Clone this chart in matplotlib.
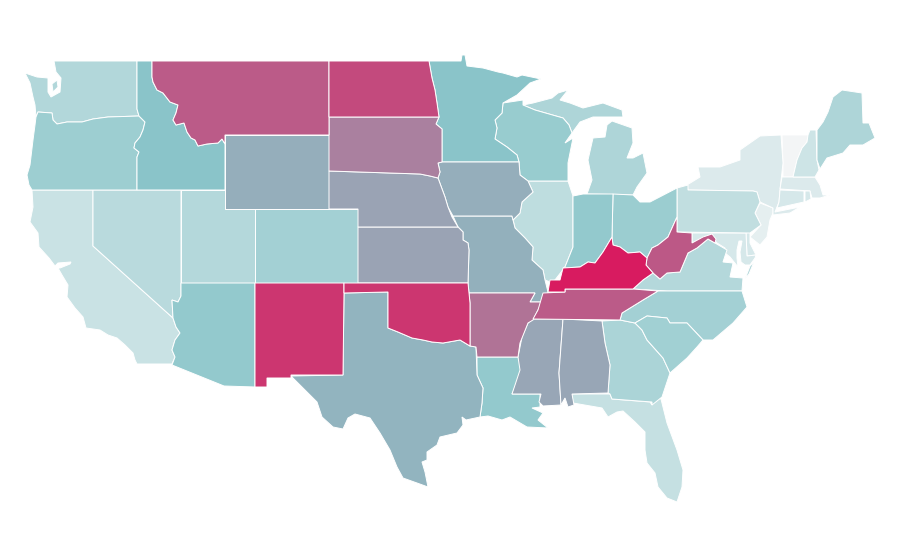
import matplotlib
matplotlib.use('Agg')
import matplotlib.pyplot as plt
from matplotlib.colors import LinearSegmentedColormap, Normalize
from matplotlib.patches import Polygon

# value per state
states = ['VT', 'NJ', 'NY', 'MA', 'CT', 'RI', 'DE', 'MD', 'NH', 'CA', 'FL', 'PA', 'IL', 'NV', 'UT', 'VA', 'WA', 'ME', 'MI', 'GA',
          'CO', 'NC', 'SC', 'OR', 'OH', 'WI', 'AZ', 'LA', 'IN', 'ID', 'MN', 'TX', 'MO', 'WY', 'IA', 'KS', 'NE', 'MS', 'AL', 'SD',
          'AR', 'MT', 'TN', 'WV', 'ND', 'NM', 'OK', 'KY']
values = [0, 7, 11, 11, 14, 14, 14, 14, 18, 20, 22, 24, 25, 28, 30, 30, 31, 33, 33, 34,
          38, 38, 39, 41, 42, 43, 46, 46, 46, 50, 50, 55, 56, 57, 57, 60, 60, 59, 59, 70,
          74, 81, 81, 82, 86, 92, 92, 100]

outlines = {
    'WA': [[(54, 61), (137, 61), (137, 109), (139, 116), (108, 117), (93, 119), (82, 122), (67, 122), (57, 124), (53, 120), (52, 113), (38, 112), (36, 117), (35, 105), (33, 97), (30, 83), (25, 73), (37, 77), (48, 78), (48, 92), (51, 97), (60, 92), (61, 78), (56, 72)],
           [(52, 84), (57, 80), (58, 87), (53, 92)]],
    'OR': [[(36, 117), (38, 112), (52, 113), (53, 120), (57, 124), (67, 122), (82, 122), (93, 119), (108, 117), (139, 116), (145, 122), (143, 130), (140, 137), (135, 143), (134, 148), (139, 152), (137, 157), (137, 190), (32, 190), (29, 185), (27, 175), (30, 165), (33, 140), (35, 125)]],
    'ID': [[(137, 61), (152, 61), (152, 77), (153, 82), (157, 90), (163, 93), (170, 102), (178, 105), (176, 113), (173, 120), (176, 125), (184, 123), (187, 132), (191, 138), (195, 140), (198, 146), (207, 144), (218, 143), (222, 139), (225, 144), (225, 190), (137, 190), (137, 157), (139, 152), (134, 148), (135, 143), (140, 137), (143, 130), (145, 122), (139, 116), (137, 109)]],
    'MT': [[(152, 61), (329, 61), (329, 135), (225, 135), (225, 144), (222, 139), (218, 143), (207, 144), (198, 146), (195, 140), (191, 138), (187, 132), (184, 123), (176, 125), (173, 120), (176, 113), (178, 105), (170, 102), (163, 93), (157, 90), (153, 82), (152, 77)]],
    'WY': [[(225, 135), (329, 135), (329, 209), (225, 209)]],
    'CO': [[(255, 209), (358, 209), (358, 283), (255, 283)]],
    'UT': [[(181, 190), (225, 190), (225, 209), (255, 209), (255, 283), (181, 283)]],
    'NV': [[(93, 190), (181, 190), (181, 296), (178, 302), (172, 300), (173, 318), (93, 246)]],
    'CA': [[(32, 190), (93, 190), (93, 246), (173, 318), (176, 327), (180, 333), (175, 340), (172, 350), (175, 357), (172, 364), (137, 364), (135, 360), (133, 353), (125, 345), (117, 338), (108, 335), (100, 330), (86, 328), (83, 317), (75, 308), (67, 297), (68, 285), (62, 275), (58, 268), (60, 268), (70, 264), (71, 262), (58, 263), (55, 266), (49, 258), (39, 247), (38, 233), (30, 222), (33, 207)]],
    'AZ': [[(181, 283), (255, 283), (255, 387), (224, 386), (172, 365), (175, 357), (172, 350), (175, 340), (180, 333), (176, 327), (173, 318), (172, 300), (178, 302), (181, 296)]],
    'NM': [[(255, 283), (344, 283), (344, 293), (343, 375), (291, 375), (291, 378), (267, 378), (267, 387), (255, 387)]],
    'TX': [[(344, 293), (388, 292), (388, 328), (398, 332), (412, 338), (423, 340), (432, 342), (443, 343), (460, 340), (470, 346), (476, 347), (477, 375), (483, 388), (482, 403), (480, 417), (466, 420), (462, 417), (463, 425), (457, 433), (440, 437), (437, 445), (427, 452), (427, 460), (422, 462), (425, 472), (428, 487), (417, 483), (403, 478), (397, 467), (390, 450), (380, 433), (370, 418), (355, 414), (348, 418), (343, 429), (333, 427), (322, 417), (317, 402), (302, 387), (291, 376), (343, 375)]],
    'OK': [[(344, 283), (468, 283), (469, 293), (470, 303), (470, 346), (460, 340), (443, 343), (432, 342), (423, 340), (412, 338), (398, 332), (388, 328), (388, 292), (344, 293)]],
    'KS': [[(358, 227), (458, 227), (463, 232), (463, 240), (468, 243), (469, 250), (468, 283), (358, 283)]],
    'NE': [[(329, 171), (420, 174), (430, 176), (438, 178), (445, 197), (448, 207), (452, 217), (458, 227), (358, 227), (358, 209), (329, 209)]],
    'SD': [[(329, 117), (439, 117), (436, 124), (442, 129), (442, 162), (438, 163), (440, 172), (438, 178), (430, 176), (420, 174), (329, 171)]],
    'ND': [[(329, 61), (429, 61), (432, 78), (435, 90), (437, 103), (439, 117), (329, 117)]],
    'MN': [[(429, 61), (461, 61), (462, 55), (465, 55), (467, 66), (483, 68), (498, 72), (503, 73), (517, 77), (522, 75), (541, 79), (530, 83), (517, 95), (503, 103), (502, 113), (495, 120), (497, 128), (495, 139), (507, 147), (517, 155), (519, 162), (442, 162), (442, 129), (436, 124), (439, 117), (437, 103), (435, 90), (432, 78)]],
    'WI': [[(503, 103), (523, 100), (523, 105), (535, 110), (563, 118), (569, 125), (572, 133), (565, 143), (573, 138), (568, 163), (568, 181), (528, 181), (520, 175), (519, 162), (517, 155), (507, 147), (495, 139), (497, 128), (495, 120), (502, 113)]],
    'MI': [[(523, 105), (533, 103), (552, 98), (558, 93), (568, 90), (560, 100), (570, 103), (583, 108), (603, 103), (622, 110), (623, 117), (593, 117), (580, 122), (572, 133), (569, 125), (563, 118), (535, 110)],
           [(612, 121), (632, 128), (633, 143), (627, 158), (633, 158), (643, 153), (647, 173), (637, 187), (633, 195), (587, 194), (592, 180), (588, 160), (593, 138), (605, 137), (607, 125)]],
    'IA': [[(442, 162), (519, 162), (520, 175), (528, 181), (533, 192), (522, 202), (520, 213), (513, 220), (512, 216), (453, 216), (448, 207), (445, 197), (438, 178), (440, 172), (438, 163)]],
    'IL': [[(528, 181), (568, 181), (573, 196), (573, 247), (565, 267), (555, 280), (550, 282), (545, 280), (543, 270), (532, 260), (533, 247), (525, 238), (515, 228), (513, 220), (520, 213), (522, 202), (533, 192)]],
    'IN': [[(573, 196), (583, 194), (613, 194), (612, 237), (603, 252), (595, 263), (588, 262), (580, 267), (563, 268), (565, 267), (573, 247)]],
    'OH': [[(613, 194), (633, 195), (640, 202), (650, 202), (677, 188), (677, 217), (668, 237), (658, 245), (652, 248), (647, 258), (640, 252), (628, 253), (620, 247), (613, 245), (612, 237)]],
    'KY': [[(613, 245), (620, 247), (628, 253), (640, 252), (647, 258), (646, 265), (653, 273), (643, 280), (633, 289), (565, 289), (565, 292), (548, 292), (550, 280), (560, 280), (563, 268), (580, 267), (588, 262), (595, 263), (603, 252), (612, 237)]],
    'WV': [[(647, 258), (652, 248), (658, 245), (668, 237), (677, 217), (677, 232), (692, 233), (692, 243), (703, 237), (712, 234), (716, 239), (715, 243), (708, 239), (697, 248), (688, 253), (680, 272), (667, 273), (660, 279), (653, 273), (646, 265)]],
    'VA': [[(653, 273), (660, 279), (667, 273), (680, 272), (688, 253), (697, 248), (708, 239), (715, 243), (727, 250), (723, 262), (733, 263), (730, 277), (743, 278), (742, 291), (667, 291), (633, 289), (643, 280)],
           [(750, 266), (754, 262), (749, 274), (745, 279)]],
    'NC': [[(658, 291), (742, 291), (747, 307), (733, 323), (713, 340), (703, 340), (687, 323), (670, 323), (667, 318), (647, 316), (635, 323), (620, 320), (622, 313), (643, 300)]],
    'TN': [[(543, 293), (565, 292), (565, 289), (633, 289), (658, 291), (643, 300), (622, 313), (620, 320), (533, 319), (538, 310)]],
    'SC': [[(635, 323), (647, 316), (667, 318), (670, 323), (687, 323), (703, 340), (697, 347), (687, 358), (670, 373), (663, 358), (647, 340), (642, 330)]],
    'GA': [[(602, 321), (620, 320), (635, 323), (642, 330), (647, 340), (663, 358), (670, 373), (662, 397), (652, 405), (652, 402), (612, 399), (610, 394), (608, 393), (610, 365), (605, 343)]],
    'AL': [[(563, 319), (602, 321), (605, 343), (610, 365), (608, 393), (572, 394), (574, 405), (568, 407), (565, 398), (561, 405), (559, 373)]],
    'MS': [[(533, 319), (563, 319), (559, 373), (561, 405), (543, 406), (539, 402), (541, 394), (512, 394), (520, 370), (518, 357), (522, 337), (528, 323)]],
    'LA': [[(477, 357), (518, 357), (523, 368), (512, 394), (540, 394), (540, 407), (532, 408), (543, 413), (538, 420), (548, 428), (527, 427), (510, 417), (502, 420), (488, 416), (480, 417), (482, 403), (483, 388), (477, 375)]],
    'AR': [[(469, 293), (535, 293), (530, 302), (542, 302), (533, 320), (528, 323), (520, 343), (518, 357), (477, 357), (476, 347), (470, 346), (470, 303)]],
    'MO': [[(453, 216), (512, 216), (513, 220), (515, 228), (525, 238), (533, 247), (532, 260), (543, 270), (545, 280), (548, 292), (542, 302), (530, 302), (535, 293), (469, 293), (468, 283), (469, 250), (468, 243), (463, 240), (463, 232), (458, 227)]],
    'FL': [[(572, 394), (610, 394), (612, 399), (650, 402), (652, 405), (655, 398), (661, 399), (667, 423), (677, 450), (683, 470), (682, 487), (677, 502), (667, 498), (658, 487), (655, 473), (647, 463), (645, 450), (645, 432), (635, 422), (623, 411), (617, 412), (608, 417), (602, 408), (573, 403)]],
    'NY': [[(687, 185), (700, 177), (698, 167), (720, 167), (740, 160), (740, 150), (760, 136), (781, 135), (783, 163), (780, 190), (779, 202), (775, 212), (800, 207), (790, 213), (773, 215), (773, 208), (760, 202), (757, 192), (753, 191), (688, 190)]],
    'VT': [[(782, 135), (808, 135), (807, 142), (802, 148), (797, 160), (793, 177), (783, 177), (783, 163)]],
    'NH': [[(810, 130), (816, 130), (817, 160), (819, 170), (815, 177), (793, 177), (797, 160), (802, 148), (807, 142), (808, 135)]],
    'ME': [[(817, 130), (823, 122), (828, 112), (833, 97), (842, 90), (862, 93), (863, 123), (869, 123), (875, 138), (863, 145), (850, 145), (843, 153), (827, 158), (820, 169), (817, 160)]],
    'MA': [[(782, 177), (815, 177), (820, 185), (823, 195), (830, 195), (820, 198), (812, 198), (810, 191), (780, 189)]],
    'CT': [[(780, 190), (804, 191), (804, 202), (777, 208), (779, 202)]],
    'RI': [[(805, 191), (810, 191), (811, 199), (805, 202)]],
    'PA': [[(677, 188), (688, 185), (688, 190), (753, 191), (757, 192), (760, 202), (755, 213), (761, 225), (750, 233), (677, 232)]],
    'NJ': [[(760, 203), (773, 208), (773, 213), (770, 220), (767, 237), (760, 245), (750, 237), (761, 225), (755, 213)]],
    'DE': [[(746, 233), (750, 232), (750, 243), (756, 255), (747, 256)]],
    'MD': [[(692, 233), (746, 233), (747, 256), (756, 255), (755, 258), (750, 265), (745, 265), (741, 262), (740, 252), (742, 241), (739, 241), (737, 250), (737, 258), (738, 267), (730, 257), (725, 253), (725, 248), (717, 243), (710, 235), (705, 237), (692, 243)]],
}

cmap = LinearSegmentedColormap.from_list('rate', ['#f3f5f6', '#8ac5c9', '#d81b60'])
norm = Normalize(0, 100)

fig = plt.figure(figsize=(9, 5.6), dpi=100)
ax = fig.add_axes([0, 0, 1, 1])
for name, value in zip(states, values):
    for part in outlines[name]:
        ax.add_patch(Polygon(part, closed=True, facecolor=cmap(norm(value)), edgecolor='white', linewidth=0.7))
ax.set_xlim(0, 900)
ax.set_ylim(560, 0)
ax.axis('off')
fig.savefig('out.png', dpi=100, facecolor='white')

▬▬▬▬▬▬▬▬▬▬

TASK OBJECTIVE: Select the lines in this material that hold the word "matplotlib", leaving none out.

THE SOLUTION:
Clone this chart in matplotlib.
import matplotlib
matplotlib.use('Agg')
import matplotlib.pyplot as plt
from matplotlib.colors import LinearSegmentedColormap, Normalize
from matplotlib.patches import Polygon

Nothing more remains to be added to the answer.